* BEGIN *
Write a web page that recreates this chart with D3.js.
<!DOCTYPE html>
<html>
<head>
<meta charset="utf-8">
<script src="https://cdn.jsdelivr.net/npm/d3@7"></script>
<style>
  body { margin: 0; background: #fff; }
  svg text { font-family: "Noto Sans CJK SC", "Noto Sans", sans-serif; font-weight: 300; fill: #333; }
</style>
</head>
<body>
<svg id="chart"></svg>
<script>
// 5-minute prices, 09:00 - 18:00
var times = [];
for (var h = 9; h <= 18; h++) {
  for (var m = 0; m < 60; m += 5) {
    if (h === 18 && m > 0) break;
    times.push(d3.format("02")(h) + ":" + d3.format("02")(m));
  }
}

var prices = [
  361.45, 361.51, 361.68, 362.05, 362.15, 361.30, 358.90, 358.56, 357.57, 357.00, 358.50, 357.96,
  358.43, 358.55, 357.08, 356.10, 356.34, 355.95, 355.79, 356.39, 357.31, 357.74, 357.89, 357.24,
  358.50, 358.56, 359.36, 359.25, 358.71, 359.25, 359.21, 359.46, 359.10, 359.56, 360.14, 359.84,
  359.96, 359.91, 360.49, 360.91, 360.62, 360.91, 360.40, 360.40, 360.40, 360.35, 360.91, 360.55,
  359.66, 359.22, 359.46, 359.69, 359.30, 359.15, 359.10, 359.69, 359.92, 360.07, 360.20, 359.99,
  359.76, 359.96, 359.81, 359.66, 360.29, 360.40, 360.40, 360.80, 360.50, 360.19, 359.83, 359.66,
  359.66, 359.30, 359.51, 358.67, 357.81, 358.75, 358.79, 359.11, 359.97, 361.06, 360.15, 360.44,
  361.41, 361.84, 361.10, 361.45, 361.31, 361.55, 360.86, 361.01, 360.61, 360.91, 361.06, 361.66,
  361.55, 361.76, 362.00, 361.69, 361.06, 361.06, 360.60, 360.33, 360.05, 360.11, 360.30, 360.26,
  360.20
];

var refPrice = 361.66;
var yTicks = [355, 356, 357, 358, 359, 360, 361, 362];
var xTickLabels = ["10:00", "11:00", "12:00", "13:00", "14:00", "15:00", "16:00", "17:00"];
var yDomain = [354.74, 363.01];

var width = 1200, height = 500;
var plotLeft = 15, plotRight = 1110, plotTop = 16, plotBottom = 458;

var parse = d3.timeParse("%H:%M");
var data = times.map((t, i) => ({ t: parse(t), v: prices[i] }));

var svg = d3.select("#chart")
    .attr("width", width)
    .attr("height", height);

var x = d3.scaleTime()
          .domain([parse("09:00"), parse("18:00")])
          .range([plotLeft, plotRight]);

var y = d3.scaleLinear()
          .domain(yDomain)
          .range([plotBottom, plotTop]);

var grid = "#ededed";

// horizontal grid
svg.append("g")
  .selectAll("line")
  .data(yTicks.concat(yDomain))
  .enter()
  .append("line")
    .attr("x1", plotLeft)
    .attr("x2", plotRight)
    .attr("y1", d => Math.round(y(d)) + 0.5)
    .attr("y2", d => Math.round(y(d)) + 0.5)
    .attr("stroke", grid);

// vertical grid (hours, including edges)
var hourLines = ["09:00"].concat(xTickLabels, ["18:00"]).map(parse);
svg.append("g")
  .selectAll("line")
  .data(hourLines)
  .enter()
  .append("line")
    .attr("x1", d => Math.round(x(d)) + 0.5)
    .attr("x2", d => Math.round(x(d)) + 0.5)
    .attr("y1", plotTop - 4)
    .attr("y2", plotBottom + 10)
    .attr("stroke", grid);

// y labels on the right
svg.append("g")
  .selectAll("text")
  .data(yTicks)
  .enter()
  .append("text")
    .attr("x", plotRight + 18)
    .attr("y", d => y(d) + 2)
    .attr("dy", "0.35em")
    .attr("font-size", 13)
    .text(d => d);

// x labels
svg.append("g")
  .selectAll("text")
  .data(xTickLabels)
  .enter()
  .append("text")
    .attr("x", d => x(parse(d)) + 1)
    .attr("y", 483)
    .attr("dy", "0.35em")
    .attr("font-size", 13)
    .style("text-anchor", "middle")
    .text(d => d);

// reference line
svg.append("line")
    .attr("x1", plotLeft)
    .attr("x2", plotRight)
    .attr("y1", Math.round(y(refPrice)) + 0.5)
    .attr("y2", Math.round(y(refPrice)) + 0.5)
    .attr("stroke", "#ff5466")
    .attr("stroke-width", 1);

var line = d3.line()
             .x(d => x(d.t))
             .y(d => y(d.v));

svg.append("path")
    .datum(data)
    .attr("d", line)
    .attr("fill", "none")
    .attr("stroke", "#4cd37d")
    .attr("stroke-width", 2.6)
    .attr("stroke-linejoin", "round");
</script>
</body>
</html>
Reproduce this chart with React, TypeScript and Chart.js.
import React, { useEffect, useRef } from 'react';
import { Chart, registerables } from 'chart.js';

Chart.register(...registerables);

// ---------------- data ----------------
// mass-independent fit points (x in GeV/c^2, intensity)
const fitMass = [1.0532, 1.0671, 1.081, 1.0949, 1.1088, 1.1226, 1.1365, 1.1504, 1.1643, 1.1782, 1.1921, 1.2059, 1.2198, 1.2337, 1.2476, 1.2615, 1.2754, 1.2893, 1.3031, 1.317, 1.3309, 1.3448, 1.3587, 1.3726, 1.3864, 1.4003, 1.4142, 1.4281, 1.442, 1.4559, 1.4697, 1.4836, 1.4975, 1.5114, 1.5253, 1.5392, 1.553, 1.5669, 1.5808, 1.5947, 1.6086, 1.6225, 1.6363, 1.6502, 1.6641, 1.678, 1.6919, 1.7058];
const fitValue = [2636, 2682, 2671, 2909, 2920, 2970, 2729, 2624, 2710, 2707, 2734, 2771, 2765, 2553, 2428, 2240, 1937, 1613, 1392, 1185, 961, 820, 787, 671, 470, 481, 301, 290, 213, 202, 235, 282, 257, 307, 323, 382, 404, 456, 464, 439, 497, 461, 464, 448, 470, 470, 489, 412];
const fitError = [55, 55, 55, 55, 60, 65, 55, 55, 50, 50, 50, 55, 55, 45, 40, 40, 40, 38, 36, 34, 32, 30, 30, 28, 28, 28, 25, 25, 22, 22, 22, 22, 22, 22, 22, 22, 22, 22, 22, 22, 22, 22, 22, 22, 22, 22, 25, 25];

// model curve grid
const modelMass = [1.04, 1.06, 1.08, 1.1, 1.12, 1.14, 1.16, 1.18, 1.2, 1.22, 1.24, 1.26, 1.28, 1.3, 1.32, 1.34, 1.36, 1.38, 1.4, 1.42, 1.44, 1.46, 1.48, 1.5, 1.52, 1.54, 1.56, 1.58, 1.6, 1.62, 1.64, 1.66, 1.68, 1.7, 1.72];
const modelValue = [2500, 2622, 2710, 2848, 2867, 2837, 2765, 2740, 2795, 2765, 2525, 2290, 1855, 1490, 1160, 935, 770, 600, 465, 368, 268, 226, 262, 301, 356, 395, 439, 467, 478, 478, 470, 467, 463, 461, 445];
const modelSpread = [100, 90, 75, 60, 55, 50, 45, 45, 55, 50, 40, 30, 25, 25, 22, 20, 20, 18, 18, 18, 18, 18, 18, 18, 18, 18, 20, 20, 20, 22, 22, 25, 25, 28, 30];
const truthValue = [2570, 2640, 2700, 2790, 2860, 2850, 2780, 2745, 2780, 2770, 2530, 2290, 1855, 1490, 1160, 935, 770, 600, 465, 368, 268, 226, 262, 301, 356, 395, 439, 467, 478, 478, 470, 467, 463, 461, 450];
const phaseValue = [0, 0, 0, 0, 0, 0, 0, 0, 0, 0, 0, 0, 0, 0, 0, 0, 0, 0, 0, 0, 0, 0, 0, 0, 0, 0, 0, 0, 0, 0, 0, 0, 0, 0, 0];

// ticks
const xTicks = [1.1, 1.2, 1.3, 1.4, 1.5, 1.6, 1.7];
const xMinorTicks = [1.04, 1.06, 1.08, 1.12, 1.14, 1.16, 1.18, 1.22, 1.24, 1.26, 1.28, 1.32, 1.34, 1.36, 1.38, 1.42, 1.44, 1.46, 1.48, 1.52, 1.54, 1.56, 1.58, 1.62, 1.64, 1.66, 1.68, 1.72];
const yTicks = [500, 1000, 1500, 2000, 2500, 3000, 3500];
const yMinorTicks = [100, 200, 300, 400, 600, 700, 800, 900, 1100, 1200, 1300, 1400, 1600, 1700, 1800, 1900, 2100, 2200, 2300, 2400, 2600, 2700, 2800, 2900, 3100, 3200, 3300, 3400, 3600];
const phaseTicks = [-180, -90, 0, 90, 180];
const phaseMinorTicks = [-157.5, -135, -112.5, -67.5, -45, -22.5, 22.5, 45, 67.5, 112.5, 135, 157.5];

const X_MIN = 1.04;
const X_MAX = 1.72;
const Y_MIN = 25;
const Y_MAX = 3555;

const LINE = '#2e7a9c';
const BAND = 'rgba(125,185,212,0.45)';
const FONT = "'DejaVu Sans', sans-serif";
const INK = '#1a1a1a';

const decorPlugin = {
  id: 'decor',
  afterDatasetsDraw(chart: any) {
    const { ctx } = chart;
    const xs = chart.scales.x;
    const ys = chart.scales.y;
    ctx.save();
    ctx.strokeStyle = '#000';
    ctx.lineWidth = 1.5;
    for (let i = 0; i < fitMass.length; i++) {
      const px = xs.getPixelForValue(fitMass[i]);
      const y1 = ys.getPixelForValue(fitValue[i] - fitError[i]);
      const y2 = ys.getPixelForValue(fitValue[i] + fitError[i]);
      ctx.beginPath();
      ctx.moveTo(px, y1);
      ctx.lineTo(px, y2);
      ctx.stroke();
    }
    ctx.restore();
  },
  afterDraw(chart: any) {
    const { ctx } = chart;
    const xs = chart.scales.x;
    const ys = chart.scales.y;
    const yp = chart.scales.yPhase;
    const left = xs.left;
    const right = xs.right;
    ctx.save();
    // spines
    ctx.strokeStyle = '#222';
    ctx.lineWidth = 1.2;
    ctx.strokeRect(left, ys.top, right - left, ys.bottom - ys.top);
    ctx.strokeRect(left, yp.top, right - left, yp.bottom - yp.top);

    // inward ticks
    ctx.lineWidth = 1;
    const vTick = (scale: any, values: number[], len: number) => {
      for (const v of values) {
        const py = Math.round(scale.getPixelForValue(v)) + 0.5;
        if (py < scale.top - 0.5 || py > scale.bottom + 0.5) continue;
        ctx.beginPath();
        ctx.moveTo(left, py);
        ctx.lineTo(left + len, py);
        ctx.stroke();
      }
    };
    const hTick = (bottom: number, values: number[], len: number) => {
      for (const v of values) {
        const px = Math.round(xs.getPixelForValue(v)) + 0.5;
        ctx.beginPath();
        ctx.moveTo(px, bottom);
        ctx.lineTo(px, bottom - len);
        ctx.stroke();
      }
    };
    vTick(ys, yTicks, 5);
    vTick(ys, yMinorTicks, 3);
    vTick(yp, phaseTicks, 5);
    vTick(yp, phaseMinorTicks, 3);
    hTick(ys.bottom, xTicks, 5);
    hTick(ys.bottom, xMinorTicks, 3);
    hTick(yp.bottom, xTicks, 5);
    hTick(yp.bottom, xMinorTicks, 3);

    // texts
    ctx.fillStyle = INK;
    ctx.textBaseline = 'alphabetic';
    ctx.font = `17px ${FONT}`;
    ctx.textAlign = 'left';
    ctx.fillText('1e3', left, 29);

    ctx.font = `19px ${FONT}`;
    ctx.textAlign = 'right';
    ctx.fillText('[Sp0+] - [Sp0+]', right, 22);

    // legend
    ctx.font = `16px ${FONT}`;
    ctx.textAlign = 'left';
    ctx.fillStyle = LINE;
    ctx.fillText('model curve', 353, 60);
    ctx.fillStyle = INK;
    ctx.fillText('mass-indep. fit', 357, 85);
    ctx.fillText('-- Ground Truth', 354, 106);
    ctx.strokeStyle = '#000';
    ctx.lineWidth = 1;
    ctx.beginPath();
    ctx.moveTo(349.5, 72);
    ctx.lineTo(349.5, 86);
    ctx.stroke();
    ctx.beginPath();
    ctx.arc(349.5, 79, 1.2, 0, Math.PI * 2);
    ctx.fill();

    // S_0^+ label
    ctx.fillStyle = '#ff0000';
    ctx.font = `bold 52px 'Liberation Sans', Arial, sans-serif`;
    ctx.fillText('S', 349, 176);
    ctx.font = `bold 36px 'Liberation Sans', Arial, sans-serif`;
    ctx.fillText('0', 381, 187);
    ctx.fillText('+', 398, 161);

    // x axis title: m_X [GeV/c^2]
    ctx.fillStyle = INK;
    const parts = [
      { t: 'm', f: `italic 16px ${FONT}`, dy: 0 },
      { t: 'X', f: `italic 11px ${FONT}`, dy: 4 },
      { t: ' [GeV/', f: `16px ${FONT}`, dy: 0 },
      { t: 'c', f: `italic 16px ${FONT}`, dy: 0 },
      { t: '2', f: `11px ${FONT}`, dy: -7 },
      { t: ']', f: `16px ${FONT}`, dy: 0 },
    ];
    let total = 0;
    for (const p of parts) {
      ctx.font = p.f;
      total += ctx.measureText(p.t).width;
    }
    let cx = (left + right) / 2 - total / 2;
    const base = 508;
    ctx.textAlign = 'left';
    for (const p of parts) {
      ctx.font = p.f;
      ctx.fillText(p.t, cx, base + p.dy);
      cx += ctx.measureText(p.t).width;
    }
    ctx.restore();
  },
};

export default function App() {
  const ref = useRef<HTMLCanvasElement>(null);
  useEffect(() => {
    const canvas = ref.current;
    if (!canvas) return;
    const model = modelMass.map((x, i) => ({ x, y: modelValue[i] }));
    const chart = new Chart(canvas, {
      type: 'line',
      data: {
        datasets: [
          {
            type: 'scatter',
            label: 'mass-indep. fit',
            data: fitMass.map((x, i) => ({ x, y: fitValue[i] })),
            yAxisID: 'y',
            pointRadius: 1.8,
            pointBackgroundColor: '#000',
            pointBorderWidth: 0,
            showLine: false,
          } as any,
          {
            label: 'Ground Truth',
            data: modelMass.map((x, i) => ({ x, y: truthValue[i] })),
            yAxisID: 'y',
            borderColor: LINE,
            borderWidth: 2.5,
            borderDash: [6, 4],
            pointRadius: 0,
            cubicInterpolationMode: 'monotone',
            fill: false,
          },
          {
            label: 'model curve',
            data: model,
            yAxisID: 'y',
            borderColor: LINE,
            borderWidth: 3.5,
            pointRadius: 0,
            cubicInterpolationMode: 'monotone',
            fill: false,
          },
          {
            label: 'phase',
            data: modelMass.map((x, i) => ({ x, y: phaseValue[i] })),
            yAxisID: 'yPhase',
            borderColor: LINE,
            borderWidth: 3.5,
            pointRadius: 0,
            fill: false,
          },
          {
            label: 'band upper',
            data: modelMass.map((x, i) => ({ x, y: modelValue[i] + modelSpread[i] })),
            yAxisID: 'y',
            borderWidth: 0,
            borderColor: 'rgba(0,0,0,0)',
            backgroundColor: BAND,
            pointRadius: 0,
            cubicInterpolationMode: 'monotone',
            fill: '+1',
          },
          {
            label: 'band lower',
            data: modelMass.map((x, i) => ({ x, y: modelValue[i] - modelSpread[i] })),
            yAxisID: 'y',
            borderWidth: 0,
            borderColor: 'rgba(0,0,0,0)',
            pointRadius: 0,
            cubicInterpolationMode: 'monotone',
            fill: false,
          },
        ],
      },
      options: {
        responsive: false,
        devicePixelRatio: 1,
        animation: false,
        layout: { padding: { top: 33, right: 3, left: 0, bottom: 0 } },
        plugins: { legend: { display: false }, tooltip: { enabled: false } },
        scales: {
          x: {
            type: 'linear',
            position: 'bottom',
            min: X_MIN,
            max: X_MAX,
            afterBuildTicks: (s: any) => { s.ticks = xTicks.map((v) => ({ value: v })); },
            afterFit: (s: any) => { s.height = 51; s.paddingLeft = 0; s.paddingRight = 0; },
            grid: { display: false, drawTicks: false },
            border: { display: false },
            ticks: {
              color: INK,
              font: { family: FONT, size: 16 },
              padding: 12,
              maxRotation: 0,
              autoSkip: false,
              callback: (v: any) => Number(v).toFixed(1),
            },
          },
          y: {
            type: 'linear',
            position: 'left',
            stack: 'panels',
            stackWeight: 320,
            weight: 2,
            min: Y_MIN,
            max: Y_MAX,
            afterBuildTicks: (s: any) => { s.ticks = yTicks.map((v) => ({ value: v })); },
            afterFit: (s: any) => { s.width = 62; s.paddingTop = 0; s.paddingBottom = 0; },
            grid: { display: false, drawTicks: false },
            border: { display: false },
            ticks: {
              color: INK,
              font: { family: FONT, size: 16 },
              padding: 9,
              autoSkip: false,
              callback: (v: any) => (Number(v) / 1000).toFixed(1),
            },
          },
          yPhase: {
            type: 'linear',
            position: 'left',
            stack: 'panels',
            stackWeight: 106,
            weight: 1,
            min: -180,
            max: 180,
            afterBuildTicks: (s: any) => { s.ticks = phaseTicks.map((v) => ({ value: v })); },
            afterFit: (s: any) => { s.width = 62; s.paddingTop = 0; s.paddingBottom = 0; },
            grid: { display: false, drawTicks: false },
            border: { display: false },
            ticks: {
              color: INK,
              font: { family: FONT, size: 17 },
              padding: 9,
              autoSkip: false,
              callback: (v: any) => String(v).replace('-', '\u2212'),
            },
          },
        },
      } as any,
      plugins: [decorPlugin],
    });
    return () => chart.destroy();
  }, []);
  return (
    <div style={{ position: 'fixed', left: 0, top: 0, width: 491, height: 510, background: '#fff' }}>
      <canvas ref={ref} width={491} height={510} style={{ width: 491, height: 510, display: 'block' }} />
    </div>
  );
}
* END *
Aim of the exercise: Identify each line in the records above that contains the word "with", and copy it out in full.

Answer for this exercise:
Write a web page that recreates this chart with D3.js.
Reproduce this chart with React, TypeScript and Chart.js.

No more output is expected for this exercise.